The combination of four resistance connected to a null center is called the Wheatstone Circuit Bridge. The Wheatstone Bridge gets its name from Charles Wheatstone who developed this bridge to measure the unknown resistance values and for calibrating the measuring instruments. However, the invention of multimeters has made it very easy to measure resistance without much effort. However, there are some areas where the Wheatstone Circuit Bridge is still used to measure the resistance. In order to interface several transducers and sensors, one can use the Wheatstone Bridge Circuit. The Wheatstone Circuit Bridge is used widely in electronic circuits.
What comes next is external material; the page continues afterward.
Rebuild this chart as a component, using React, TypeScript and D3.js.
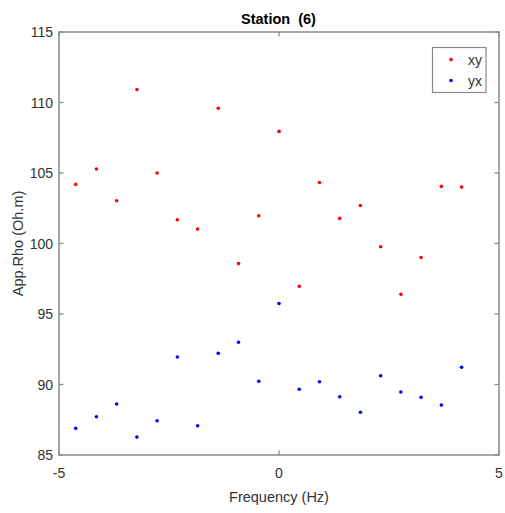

It is also used in Operational Amplifiers to amplify and measure any small changes in the resistance. The Circuit Bridge is also helpful to measure changes in resistance with respect to other changing quantities. It is very important to understand the implications and usage of the Wheatstone Circuit Bridge to be well acquainted with the concept of resistance. The bridge is used to find the value of an unknown resistance with the known resistors, Galvanometer, etc. For the last 20 years, the Wheatstone Circuit bridge has been used for test applications, sensors, topology etc.
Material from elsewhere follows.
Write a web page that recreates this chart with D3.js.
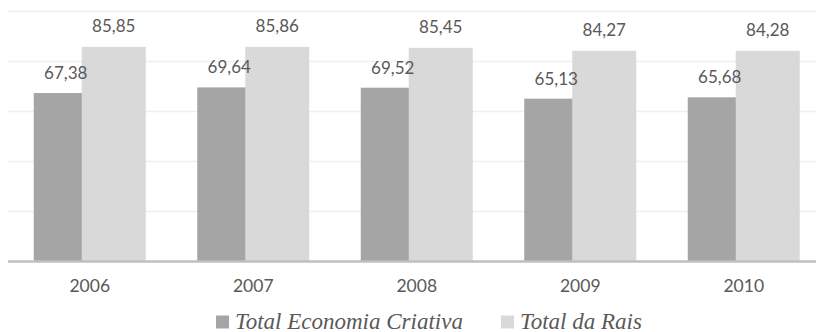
<!DOCTYPE html>
<html>
<head>
<meta charset="utf-8">
<script src="https://cdn.jsdelivr.net/npm/d3@7"></script>
<style>
  body { margin: 0; background: #fff; }
  svg { display: block; }
  .legend-text { font-family: "Liberation Serif", serif; font-style: italic; font-size: 23px; }
</style>
</head>
<body>
<div id="chart"></div>
<script>
// data
const years = ["2006", "2007", "2008", "2009", "2010"];
const economiaCriativa = [67.38, 69.64, 69.52, 65.13, 65.68];
const totalRais = [85.85, 85.86, 85.45, 84.27, 84.28];
const seriesNames = ["Total Economia Criativa", "Total da Rais"];
const gridTicks = [0, 20, 40, 60, 80, 100];

const width = 816, height = 332;
const margin = {top: 11.5, left: 8, bottom: 70.5};
const fmt = v => v.toFixed(2).replace(".", ",");

const svg = d3.select("#chart").append("svg")
    .attr("width", width)
    .attr("height", height);

const x = d3.scaleBand()
  .domain(years)
  .range([margin.left, margin.left + 5 * 163.5])
  .padding(0);

const y = d3.scaleLinear()
  .domain([0, 100])
  .range([height - margin.bottom, margin.top]);

const bw = x.bandwidth();
const barW = bw * 0.3915;   // each bar, the light one overlaps the dark one
const offDark = -bw * 0.3425;
const offLight = -bw * 0.049;

// grid
svg.append("g")
  .selectAll("line")
  .data(gridTicks.slice(1))
  .join("line")
    .attr("x1", margin.left)
    .attr("x2", width)
    .attr("y1", d => y(d))
    .attr("y2", d => y(d))
    .attr("stroke", "#efefef")
    .attr("stroke-width", 1.5);

const cx = d => x(d) + bw / 2;

// dark bars
svg.append("g")
    .attr("fill", "#a5a5a5")
  .selectAll("rect")
  .data(years)
  .join("rect")
    .attr("x", (d, i) => cx(d) + offDark)
    .attr("y", (d, i) => y(economiaCriativa[i]))
    .attr("width", barW)
    .attr("height", (d, i) => y(0) - y(economiaCriativa[i]));

// light bars on top
svg.append("g")
    .attr("fill", "#d9d9d9")
  .selectAll("rect")
  .data(years)
  .join("rect")
    .attr("x", (d, i) => cx(d) + offLight)
    .attr("y", (d, i) => y(totalRais[i]))
    .attr("width", barW)
    .attr("height", (d, i) => y(0) - y(totalRais[i]));

// baseline
svg.append("line")
    .attr("x1", margin.left)
    .attr("x2", width)
    .attr("y1", y(0))
    .attr("y2", y(0))
    .attr("stroke", "#bfbfbf")
    .attr("stroke-width", 2.5);

// value labels
const labels = svg.append("g")
    .attr("fill", "#595959")
    .attr("text-anchor", "middle")
    .style("font-family", "Lato, sans-serif")
    .style("font-size", "17px");

labels.selectAll(".lbl-dark")
  .data(years)
  .join("text")
    .attr("class", "lbl-dark")
    .attr("x", d => cx(d) + offDark + barW / 2)
    .attr("y", (d, i) => y(economiaCriativa[i]) - 14)
    .text((d, i) => fmt(economiaCriativa[i]));

labels.selectAll(".lbl-light")
  .data(years)
  .join("text")
    .attr("class", "lbl-light")
    .attr("x", d => cx(d) + offLight + barW / 2)
    .attr("y", (d, i) => y(totalRais[i]) - 15)
    .text((d, i) => fmt(totalRais[i]));

// x axis
const xAxis = svg.append("g")
    .attr("transform", `translate(0,${y(0)})`)
    .call(d3.axisBottom(x).tickSize(0).tickPadding(30.5));
xAxis.select(".domain").remove();
xAxis.selectAll("text")
    .attr("dy", 0)
    .attr("fill", "#595959")
    .style("font-family", "Lato, sans-serif")
    .style("font-size", "17.5px");

// legend
const legendX = [216, 501];
const legendColors = ["#a5a5a5", "#d9d9d9"];
const legend = svg.append("g");
seriesNames.forEach((name, i) => {
  legend.append("rect")
      .attr("x", legendX[i])
      .attr("y", 315.5)
      .attr("width", 13)
      .attr("height", 13)
      .attr("fill", legendColors[i]);
  legend.append("text")
      .attr("class", "legend-text")
      .attr("x", legendX[i] + 19)
      .attr("y", 328.5)
      .attr("fill", "#595959")
      .text(name);
});
</script>
</body>
</html>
## FAQs on Wheatstone Bridge for JEE Physics

1. What are the applications of the Wheatstone Bridge?

The Wheatstone Bridge can be used for accurate measurement of low resistance. This bridge along with an amplifier can be used for the measurement of other physical parameters like strain, temperature and light. Physical quantities like inductance and capacitance can also be measured by using varying degrees of the Wheatstone Bridge.  Thus, the Wheatstone Bridge has many applications.
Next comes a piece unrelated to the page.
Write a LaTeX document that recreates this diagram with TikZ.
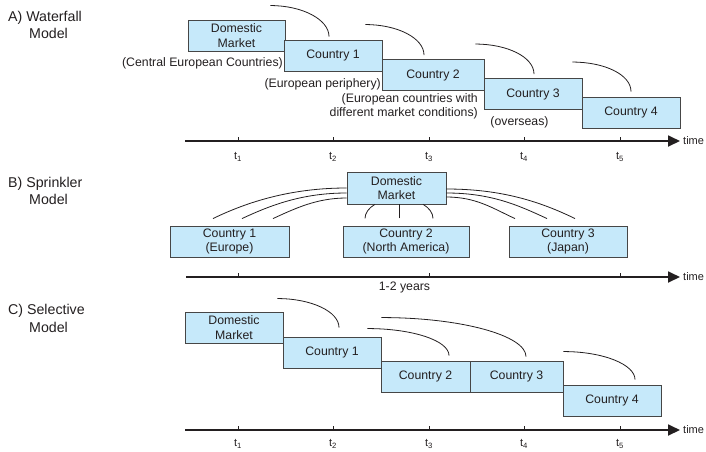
\documentclass[tikz,border=0pt]{standalone}
\usepackage{fontspec}
\setmainfont{Liberation Sans}
\usetikzlibrary{arrows.meta,calc}

\definecolor{boxfill}{RGB}{198,233,250}
\definecolor{boxline}{RGB}{70,70,70}
\definecolor{ink}{RGB}{35,31,32}

\tikzset{
  mkt/.style={draw=boxline, line width=0.9pt, fill=boxfill, inner sep=0pt,
    minimum height=31, align=center, text=ink, font=\fontsize{12.3}{14.5}\selectfont},
  note/.style={inner sep=0pt, text=ink, font=\fontsize{12.3}{13.5}\selectfont},
  ttl/.style={inner sep=0pt, anchor=base west, text=ink, font=\fontsize{14.2}{17}\selectfont},
  lag/.style={line width=0.8pt, ink},
  axis/.style={line width=1.8pt, ink, -{Triangle[length=12pt,width=11pt]}},
  tickmark/.style={line width=0.8pt, ink},
  tlbl/.style={inner sep=0pt, text=ink, font=\fontsize{11}{13}\selectfont},
}

\begin{document}
\begin{tikzpicture}[x=1pt, y=-1pt]
    \useasboundingbox (0,0) rectangle (706,451);

    % A) Waterfall model
    \node[ttl] (ttlA) at (8,21) {A) Waterfall};
    \node[ttl] (ttlAm) at (29,38) {Model};

    \node[mkt, minimum width=97] (dmA) at (236.5,35.5) {Domestic\\Market};
    \node[mkt, minimum width=98] (c1A) at (333,55.5) {Country 1};
    \node[mkt, minimum width=102] (c2A) at (433,75) {Country 2};
    \node[mkt, minimum width=98] (c3A) at (533,94) {Country 3};
    \node[mkt, minimum width=98] (c4A) at (631,112.5) {Country 4};

    % time lags
    \draw[lag] ($(dmA.north east)+(-15,-14)$) .. controls +(32,0) and +(0,-17) .. ($(c1A.north)+(-4,-3)$);
    \draw[lag] ($(c1A.north east)+(-17,-15)$) .. controls +(32,0) and +(0,-17) .. ($(c2A.north)+(-9,-4)$);
    \draw[lag] ($(c2A.north east)+(-9,-15)$) .. controls +(32,0) and +(0,-17) .. ($(c3A.north)+(1,-4)$);
    \draw[lag] ($(c3A.north east)+(-10,-16)$) .. controls +(32,0) and +(0,-17) .. ($(c4A.north)+(0,-5)$);

    \node[note, anchor=east] (lblCE) at (283,63) {(Central European Countries)};
    \node[note, anchor=east] (lblEP) at (381,84) {(European periphery)};
    \node[note, anchor=east, align=right] (lblED) at (478,106.5) {(European countries with\\different market conditions)};
    \node[note] (lblOS) at (519.5,122) {(overseas)};

    % axis
    \coordinate (axA0) at (185,141);
    \coordinate (axA1) at (680,141);
    \draw[axis] (axA0) -- (axA1);
    \node[tlbl, anchor=west] (timeA) at ($(axA1)+(3,0)$) {time};
    \foreach \x [count=\i] in {238,333,429,524,620} {
        \draw[tickmark] (\x,141) -- (\x,137);
        \node[tlbl] (tA\i) at (\x,157) {t\textsubscript{\i}};
    }

    % B) Sprinkler model
    \node[ttl] (ttlB) at (8,187) {B) Sprinkler};
    \node[ttl] (ttlBm) at (29,204) {Model};

    \node[mkt, minimum width=99, minimum height=32] (dmB) at (396.5,188) {Domestic\\Market};
    \node[mkt, minimum width=119] (c1B) at (229.5,241.5) {Country 1\\(Europe)};
    \node[mkt, minimum width=126] (c2B) at (406,241.5) {Country 2\\(North America)};
    \node[mkt, minimum width=118] (c3B) at (568,241.5) {Country 3\\(Japan)};

    % simultaneous entry
    \draw[lag] (dmB.west) .. controls +(-55,0) and +(35,-17) .. ($(c1B.north)+(-16.5,-7)$);
    \draw[lag] ($(dmB.west)+(0,5)$) .. controls +(-45,0) and +(28,-13) .. ($(c1B.north)+(12.5,-7)$);
    \draw[lag] ($(dmB.west)+(0,10)$) .. controls +(-30,0) and +(22,-10) .. ($(c1B.north)+(43.5,-7)$);
    \draw[lag] ($(dmB.east)+(0,1)$) .. controls +(55,0) and +(-35,-17) .. ($(c3B.north)+(7,-7)$);
    \draw[lag] ($(dmB.east)+(0,5)$) .. controls +(45,0) and +(-28,-13) .. ($(c3B.north)+(-21,-7)$);
    \draw[lag] ($(dmB.east)+(0,9)$) .. controls +(30,0) and +(-22,-10) .. ($(c3B.north)+(-53,-7)$);
    \coordinate (bump) at ($(dmB.south)+(2.5,14)$);
    \draw[lag] (bump) -- +(0,-14);
    \draw[lag] ($(bump)+(-34,0)$) arc[start angle=180, end angle=225, x radius=34, y radius=20];
    \draw[lag] ($(bump)+(34,0)$) arc[start angle=0, end angle=-45, x radius=34, y radius=20];

    % axis
    \coordinate (axB0) at (186,277);
    \coordinate (axB1) at (680,277);
    \draw[axis] (axB0) -- (axB1);
    \node[tlbl, anchor=west] (timeB) at ($(axB1)+(3,0)$) {time};
    \foreach \x in {238,429,620}
        \draw[tickmark] (\x,277) -- (\x,273);
    \node[note] (lblYrs) at (404.5,287) {1-2 years};

    % C) Selective model
    \node[ttl] (ttlC) at (8,314) {C) Selective};
    \node[ttl] (ttlCm) at (29,332) {Model};

    \node[mkt, minimum width=98] (dmC) at (234,327.5) {Domestic\\Market};
    \node[mkt, minimum width=98] (c1C) at (332,352.5) {Country 1};
    \node[mkt, minimum width=89] (c2C) at (425.5,376.5) {Country 2};
    \node[mkt, minimum width=93] (c3C) at (516.5,376.5) {Country 3};
    \node[mkt, minimum width=98] (c4C) at (612,400.5) {Country 4};

    % time lags
    \draw[lag] ($(dmC.north east)+(-6,-13)$) .. controls +(34,0) and +(0,-16) .. ($(c1C.north)+(7,-9)$);
    \draw[lag] ($(c1C.north east)+(-14,-8)$) .. controls +(45,0) and +(0,-15) .. ($(c2C.north)+(23.5,-5)$);
    \draw[lag] ($(c1C.north east)+(0,-19)$) .. controls +(80,0) and +(0,-21) .. ($(c3C.north)+(9.5,-4)$);
    \draw[lag] ($(c3C.north east)+(0,-9)$) .. controls +(40,0) and +(0,-15) .. ($(c4C.north)+(23,-5)$);

    % axis
    \coordinate (axC0) at (185,430);
    \coordinate (axC1) at (680,430);
    \draw[axis] (axC0) -- (axC1);
    \node[tlbl, anchor=west] (timeC) at ($(axC1)+(3,0)$) {time};
    \foreach \x [count=\i] in {238,333,429,524,620} {
        \draw[tickmark] (\x,430) -- (\x,426);
        \node[tlbl] (tC\i) at (\x,444) {t\textsubscript{\i}};
    }
\end{tikzpicture}
\end{document}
2. What are the limitations of the Wheatstone Bridge?

There are a few limitations to the Wheatstone Bridge and these are as follows:

• The bridge doesn’t work if it is not in a balanced state.

• It can give results of only a few ohms.

• Personal errors may also arise while using the Wheatstone Bridge.

• If the galvanometer used is not good then the Wheatstone Bridge may not function properly.

• There can be errors when the resistors are not of good quality and give false readings.

Some of the advantages of the Wheatstone Bridge are:

• Wheatstone Bridge can be used by varying its combinations.

• It can measure resistance and also give accurate results.

• Measurement of minute changes can also be done like in a few ohms.

• It is easy to find out the resistance of the unknown resistor.

Some of the disadvantages of the bridge are:

• The bridge doesn’t give precise results for the measurement of large resistances.

• The results obtained by measuring the large resistances are non-linear.

• The value of the resistance changes due to varying temperature and electromotive force present.

4. What is the working principle of the Wheatstone Bridge?

The basic working principle of the Wheatstone Bridge is the null deflection which states that the ratio of the resistances is equal and there is no flow of current through the circuit. When present in normal conditions, the bridge is in an unbalanced condition where the current flows by the galvanometer. The bridge is in a balanced condition when there is no flow of current passing through the galvanometer.

5. What is a balanced and unbalanced Wheatstone Bridge?

A Wheatstone Bridge is either balanced or unbalanced. The bridge is said to be in a balanced condition when there is no flow of current passing through the galvanometer. This state can be obtained by adjusting the variable resistance and the known resistance. However, in normal conditions, the bridge is unbalanced and the current flows by the galvanometer. This is called the unbalanced condition.